トランプには日米安全保障条約を破棄して欲しい
米国のトランプ大統領(トランプ)が世界の多くの国に高関税を課したことから、世界が混乱に陥っています。株価が大暴落したことが威力の凄まじさを表しています。145%の関税を課された中国は125%の関税を課し返し、大国のメンツを保っています。その他の多くの国はトランプと交渉して高関税を撤回してもらう作戦です。その先頭に日本が指名され、先週赤沢担当大臣が米国に就きました。当初米国側の担当であるベッセント財務長官らと交渉する予定だったのですが、トランプが飛び入り参加したようです。トランプが述べたことは、「米国は日本に対して約17兆円の貿易赤字であり解消したい」「日米安全保障条約は片務的であり不公平だ」に要約されるようです。具体的な解決策は事務局で詰めるようですが、貿易赤字の解消は解決策が見当たりません。日本の輸出は自動車が中心であり、これを減らせば大量の失業者が出ます。輸入を増やすにしてもコメや大豆などの農産物が中心であり、せいぜい数千億円にしかなりません。従って貿易赤字解消についてはちょっと着地点が見えません。
そうなるとトランプが主張するもう1つのテーマである安全保障で劇的な合意を行うしかないと思われます。日米安全保障条約はトランプが言う通り米国は日本を守る義務があるが日本はないという片務契約であり、明らかに不公平です。新聞ではトランプは米軍駐留費負担増加を求めているように書いていますが、そうではなく一緒に戦う内容(双務的契約)への変更を求めていると考えるべきだと思われます。そもそも日米安全保障条約は戦後日本が武装を解除された状態にあるときに締結されたもので、双務的契約は不可能でした。またこの条約には米国が実質的に占領を続けること、および日本の再武装を防止する狙いがありました。これはこれまでの米国首脳および安全保障スタッフに共有された認識であり、米国から日米相互防衛条約への変更を要求しなかった理由です。これをトランプが真正面から要求したということは、日本を対等なパートナーと扱っている証拠であり、歓迎すべきことです。
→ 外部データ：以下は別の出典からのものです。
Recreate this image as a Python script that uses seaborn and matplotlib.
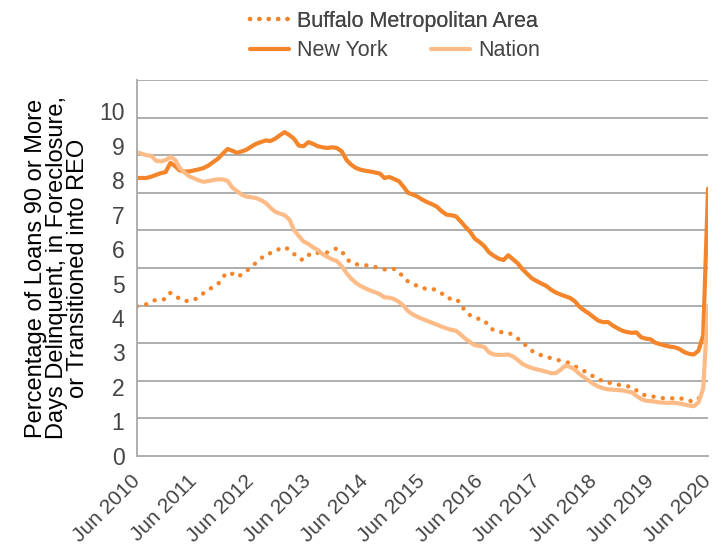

それにウクライナ戦争を見ればロシアや中国に対して米国が前面に出て戦うことはなくせいぜい後方支援をするくらいだということは明らかです。従って日本も遅ればせながら軍備を増強し、単独でもある程度戦える体制を整えています。トランプの要求は日本の現在の流れに沿うものであり、米国との防衛関係を実効性のあるものにするには、トランプの要求に乗ることが有益です。幸い石破首相の唯一の構想は米国に自衛隊の基地を置くこと(日米安全保障条約の片務性を改めること)であり、これは日米相互防衛条約を締結すれば実現します。日米安全保障条約を廃止し、日米相互防衛条約を締結することは戦後米国による日本占領体制の終了を意味し、日本にとって歴史的転換点となります。これを実現するためトランプには日米安全保障条約を破棄して欲しいと思います。そうなれば日本人も真剣に防衛問題を考えるようになります。少なくとも「思いやり予算」というようなふざけた言葉(文学用語)は使わないようになります。